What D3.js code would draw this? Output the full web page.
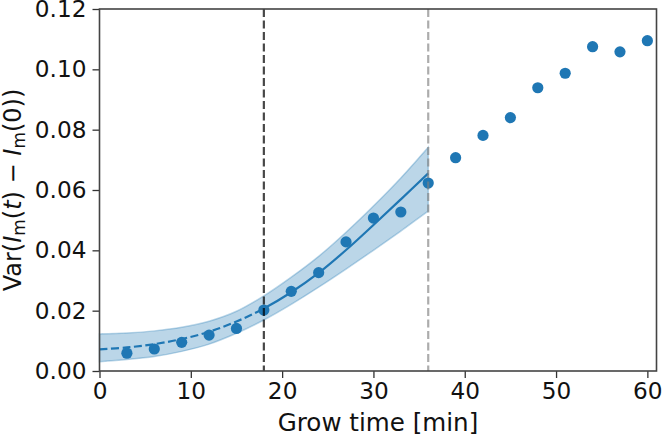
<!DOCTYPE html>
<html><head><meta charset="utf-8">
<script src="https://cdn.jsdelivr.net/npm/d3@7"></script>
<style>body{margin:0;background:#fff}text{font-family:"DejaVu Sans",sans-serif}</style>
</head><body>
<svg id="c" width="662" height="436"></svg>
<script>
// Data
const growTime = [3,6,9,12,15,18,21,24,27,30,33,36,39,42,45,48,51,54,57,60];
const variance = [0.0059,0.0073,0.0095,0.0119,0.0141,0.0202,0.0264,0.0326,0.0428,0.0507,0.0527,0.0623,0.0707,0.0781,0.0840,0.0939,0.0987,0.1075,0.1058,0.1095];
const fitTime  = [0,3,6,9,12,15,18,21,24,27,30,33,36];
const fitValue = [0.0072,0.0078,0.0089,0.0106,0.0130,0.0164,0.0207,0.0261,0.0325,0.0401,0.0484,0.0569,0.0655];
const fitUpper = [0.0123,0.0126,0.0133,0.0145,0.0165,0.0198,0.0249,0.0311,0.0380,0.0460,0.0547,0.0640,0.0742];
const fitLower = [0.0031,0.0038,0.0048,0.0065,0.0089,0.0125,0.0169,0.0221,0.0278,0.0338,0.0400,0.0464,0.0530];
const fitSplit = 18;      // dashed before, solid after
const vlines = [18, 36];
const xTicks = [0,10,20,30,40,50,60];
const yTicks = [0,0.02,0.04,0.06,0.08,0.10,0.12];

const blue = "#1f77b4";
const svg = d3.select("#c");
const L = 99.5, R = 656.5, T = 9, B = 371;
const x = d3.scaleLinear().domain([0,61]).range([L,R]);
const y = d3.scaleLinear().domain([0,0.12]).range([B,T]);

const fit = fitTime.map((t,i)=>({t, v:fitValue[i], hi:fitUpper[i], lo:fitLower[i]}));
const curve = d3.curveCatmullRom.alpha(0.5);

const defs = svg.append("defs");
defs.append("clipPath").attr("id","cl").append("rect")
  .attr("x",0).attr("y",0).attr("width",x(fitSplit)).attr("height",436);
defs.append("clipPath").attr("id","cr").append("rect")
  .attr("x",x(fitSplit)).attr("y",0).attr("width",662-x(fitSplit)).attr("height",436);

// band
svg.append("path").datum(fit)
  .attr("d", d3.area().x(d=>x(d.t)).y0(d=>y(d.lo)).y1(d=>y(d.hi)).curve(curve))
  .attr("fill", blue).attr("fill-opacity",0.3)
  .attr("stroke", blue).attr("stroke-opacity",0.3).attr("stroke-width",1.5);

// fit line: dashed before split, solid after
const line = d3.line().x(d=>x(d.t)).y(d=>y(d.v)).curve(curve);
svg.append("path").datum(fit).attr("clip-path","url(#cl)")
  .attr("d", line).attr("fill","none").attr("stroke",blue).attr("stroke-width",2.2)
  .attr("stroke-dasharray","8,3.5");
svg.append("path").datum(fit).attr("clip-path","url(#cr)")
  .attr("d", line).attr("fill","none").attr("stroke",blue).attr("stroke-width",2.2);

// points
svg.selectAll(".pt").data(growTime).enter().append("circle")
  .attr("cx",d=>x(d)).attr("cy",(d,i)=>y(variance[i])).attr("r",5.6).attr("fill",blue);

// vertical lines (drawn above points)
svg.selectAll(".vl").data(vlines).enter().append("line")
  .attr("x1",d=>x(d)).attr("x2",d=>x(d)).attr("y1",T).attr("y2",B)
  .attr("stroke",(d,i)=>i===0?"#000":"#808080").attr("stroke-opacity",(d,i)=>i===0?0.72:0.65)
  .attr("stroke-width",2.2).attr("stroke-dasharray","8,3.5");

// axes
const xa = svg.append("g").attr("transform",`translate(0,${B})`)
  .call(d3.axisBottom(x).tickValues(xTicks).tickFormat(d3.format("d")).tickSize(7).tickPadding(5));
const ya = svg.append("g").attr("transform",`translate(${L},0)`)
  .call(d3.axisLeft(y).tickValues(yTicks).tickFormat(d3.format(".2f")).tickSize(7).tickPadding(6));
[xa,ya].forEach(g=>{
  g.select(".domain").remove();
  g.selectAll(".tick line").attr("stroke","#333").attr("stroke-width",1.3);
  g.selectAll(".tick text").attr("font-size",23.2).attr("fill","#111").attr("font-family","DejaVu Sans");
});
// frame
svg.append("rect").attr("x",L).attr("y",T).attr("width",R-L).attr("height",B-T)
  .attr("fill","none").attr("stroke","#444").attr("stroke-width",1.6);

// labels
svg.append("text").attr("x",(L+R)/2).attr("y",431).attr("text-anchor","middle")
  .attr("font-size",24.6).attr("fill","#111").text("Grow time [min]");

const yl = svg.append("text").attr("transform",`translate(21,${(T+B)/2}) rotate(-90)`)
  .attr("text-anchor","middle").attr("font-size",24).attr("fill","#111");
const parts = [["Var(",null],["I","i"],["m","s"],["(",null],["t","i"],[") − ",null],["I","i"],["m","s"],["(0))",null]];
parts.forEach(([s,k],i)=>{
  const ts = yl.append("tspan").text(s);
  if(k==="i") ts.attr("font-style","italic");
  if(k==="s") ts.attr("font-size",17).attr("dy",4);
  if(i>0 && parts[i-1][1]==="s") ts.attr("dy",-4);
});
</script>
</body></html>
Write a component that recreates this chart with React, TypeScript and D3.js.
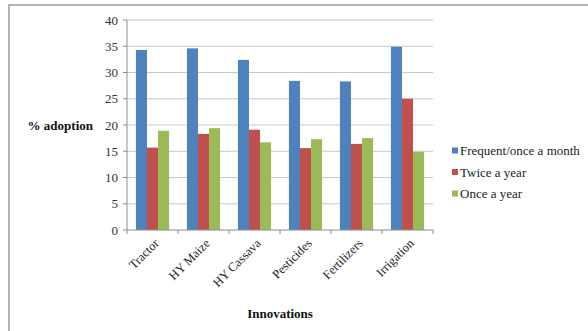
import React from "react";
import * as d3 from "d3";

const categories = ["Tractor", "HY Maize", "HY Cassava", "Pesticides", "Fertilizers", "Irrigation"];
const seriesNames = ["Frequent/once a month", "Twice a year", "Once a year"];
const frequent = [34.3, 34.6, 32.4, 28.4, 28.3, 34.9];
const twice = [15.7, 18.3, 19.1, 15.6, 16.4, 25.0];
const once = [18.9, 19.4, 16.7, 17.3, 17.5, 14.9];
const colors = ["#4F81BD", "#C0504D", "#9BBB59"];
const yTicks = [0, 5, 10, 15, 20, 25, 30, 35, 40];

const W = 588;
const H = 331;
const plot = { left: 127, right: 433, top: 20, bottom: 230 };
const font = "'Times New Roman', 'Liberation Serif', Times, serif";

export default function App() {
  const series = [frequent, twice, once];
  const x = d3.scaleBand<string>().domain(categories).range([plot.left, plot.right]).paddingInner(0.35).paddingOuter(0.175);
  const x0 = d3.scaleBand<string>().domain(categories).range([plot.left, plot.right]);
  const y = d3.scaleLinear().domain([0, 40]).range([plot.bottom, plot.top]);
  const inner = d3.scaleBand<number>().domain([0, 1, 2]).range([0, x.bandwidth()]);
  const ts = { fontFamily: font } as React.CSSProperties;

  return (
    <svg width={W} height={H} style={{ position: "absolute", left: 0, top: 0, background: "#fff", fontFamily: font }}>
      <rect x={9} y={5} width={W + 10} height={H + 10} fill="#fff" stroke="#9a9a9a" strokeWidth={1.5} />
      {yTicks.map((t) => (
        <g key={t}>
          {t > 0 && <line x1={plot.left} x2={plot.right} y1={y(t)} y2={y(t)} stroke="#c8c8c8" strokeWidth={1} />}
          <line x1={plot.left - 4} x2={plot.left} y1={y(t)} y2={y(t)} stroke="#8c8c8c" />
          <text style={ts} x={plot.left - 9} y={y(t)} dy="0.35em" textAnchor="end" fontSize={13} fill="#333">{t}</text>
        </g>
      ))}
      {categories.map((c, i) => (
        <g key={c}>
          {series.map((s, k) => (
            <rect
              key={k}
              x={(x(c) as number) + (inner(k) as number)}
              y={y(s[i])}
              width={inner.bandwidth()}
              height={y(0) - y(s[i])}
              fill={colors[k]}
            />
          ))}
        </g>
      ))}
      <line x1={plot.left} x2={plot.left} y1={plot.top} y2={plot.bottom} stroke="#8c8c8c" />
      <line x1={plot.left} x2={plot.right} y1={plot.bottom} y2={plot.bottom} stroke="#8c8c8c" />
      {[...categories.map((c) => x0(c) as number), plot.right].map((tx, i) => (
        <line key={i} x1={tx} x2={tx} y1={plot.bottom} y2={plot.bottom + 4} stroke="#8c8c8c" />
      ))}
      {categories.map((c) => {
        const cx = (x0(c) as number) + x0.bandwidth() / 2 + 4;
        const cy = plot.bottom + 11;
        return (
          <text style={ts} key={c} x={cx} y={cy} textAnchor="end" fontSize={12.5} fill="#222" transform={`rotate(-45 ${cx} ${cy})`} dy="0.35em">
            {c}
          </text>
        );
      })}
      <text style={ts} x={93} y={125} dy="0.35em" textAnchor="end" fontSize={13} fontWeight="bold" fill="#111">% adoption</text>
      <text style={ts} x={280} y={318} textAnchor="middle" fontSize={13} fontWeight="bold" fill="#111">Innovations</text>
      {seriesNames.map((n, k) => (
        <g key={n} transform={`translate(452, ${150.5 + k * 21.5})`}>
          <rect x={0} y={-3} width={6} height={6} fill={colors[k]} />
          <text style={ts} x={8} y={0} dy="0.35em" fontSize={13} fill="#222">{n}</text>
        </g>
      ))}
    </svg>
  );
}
+++
Set exercise:
Only the lines from the start of the material through the line containing "const yTicks = [0,0.02,0.04,0.06,0.08,0.10,0.12];" should be transcribed. Pictures stay out.

Finished task:
What D3.js code would draw this? Output the full web page.
<!DOCTYPE html>
<html><head><meta charset="utf-8">
<script src="https://cdn.jsdelivr.net/npm/d3@7"></script>
<style>body{margin:0;background:#fff}text{font-family:"DejaVu Sans",sans-serif}</style>
</head><body>
<svg id="c" width="662" height="436"></svg>
<script>
// Data
const growTime = [3,6,9,12,15,18,21,24,27,30,33,36,39,42,45,48,51,54,57,60];
const variance = [0.0059,0.0073,0.0095,0.0119,0.0141,0.0202,0.0264,0.0326,0.0428,0.0507,0.0527,0.0623,0.0707,0.0781,0.0840,0.0939,0.0987,0.1075,0.1058,0.1095];
const fitTime  = [0,3,6,9,12,15,18,21,24,27,30,33,36];
const fitValue = [0.0072,0.0078,0.0089,0.0106,0.0130,0.0164,0.0207,0.0261,0.0325,0.0401,0.0484,0.0569,0.0655];
const fitUpper = [0.0123,0.0126,0.0133,0.0145,0.0165,0.0198,0.0249,0.0311,0.0380,0.0460,0.0547,0.0640,0.0742];
const fitLower = [0.0031,0.0038,0.0048,0.0065,0.0089,0.0125,0.0169,0.0221,0.0278,0.0338,0.0400,0.0464,0.0530];
const fitSplit = 18;      // dashed before, solid after
const vlines = [18, 36];
const xTicks = [0,10,20,30,40,50,60];
const yTicks = [0,0.02,0.04,0.06,0.08,0.10,0.12];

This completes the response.